Tuesday, October 11, 2016

SOL

Lawyers love a good acronym. Like any profession with jargon, it just starts washing through you. Over the last three years one of my favorite semantic delights has been finding out that other legalese users make up the same sorts of short hand for terms of art as I do. When I’m typing notes for 5 hours straight (backup career as stenographer) I automatically shorten Probable Cause to PCause Supreme Court of the United States to SCOTUS, etc. And then I realized loads of other ppl are shortening the same things in the same ways.

As fascinating as that may be for Linguist Me, or Neurologist Me, or Sociologist Me, what it really is best for is Comedian Me.

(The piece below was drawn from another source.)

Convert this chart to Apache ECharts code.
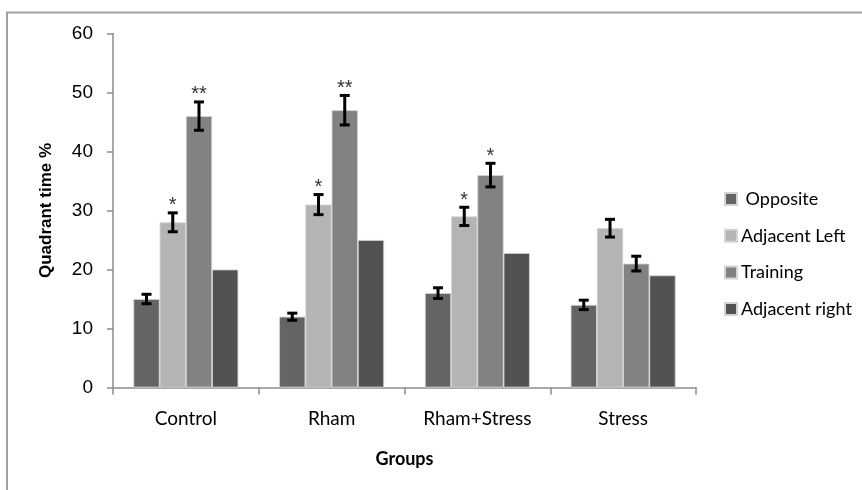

I was minding my own business, reading a legal blog, trying to figure out why so many acts that get passed have 180 day limitations. Seriously, it's like a nervous tick. Why 180 days? It's also the federally mandated number of days in a school year.  I want to know where this comes from, and why. It's so arbitrary seeming. Is it week days? working days? Is that how many days Ben Franklin could hold onto a bender? I didn't learn, last night, the answer to this quandry. 

Instead, what I noticed – how great! – is that everyone else shortens Statute of Limitations to SOL in their notes and heads -- just like me.

A Statute of Limitations is the time limit put on the ability for plaintiffs (complainers) to make claims for a particular cause of action (the thing they’re complaining about). I was reading about the Lily Ledbetter Act, which extends the length of time a person may complain about inequal pay for equal work. Like all the nervous tick acts, it had been 180 days, then a SCOTUS case shortened that time period, and then this 2009 Act held the limit back to 180 days. IE. whoever finds out they've been short shrifted pay for arbitrary reasons has 180 days to file their complaint for the last received inequal paycheck. 

That is, there is a 180 day Statute of Limitations (SOL) on making your complaint about this particular injustice.

Reasoning for this is to a) make sure the offending party doesn’t live unjustly in fear their whole lives for possibly a small slight, and b) incentivize complainers to be prompt – the US Courts are full of bitchin and if you got the gall stones, you better have the gumption to carry that full term.
Which reasoning, luckily, also means there’s a pleasant scale for how long SOLs are in accordance to the injustice committed. EG. Inequal pay has this particularly short one, tax evasion has 6 years to be found out, and terrorism has no SOL.


Meaning, the worse a thing you do to another human being, the more Shit Outta Luck you are in being safe from the law.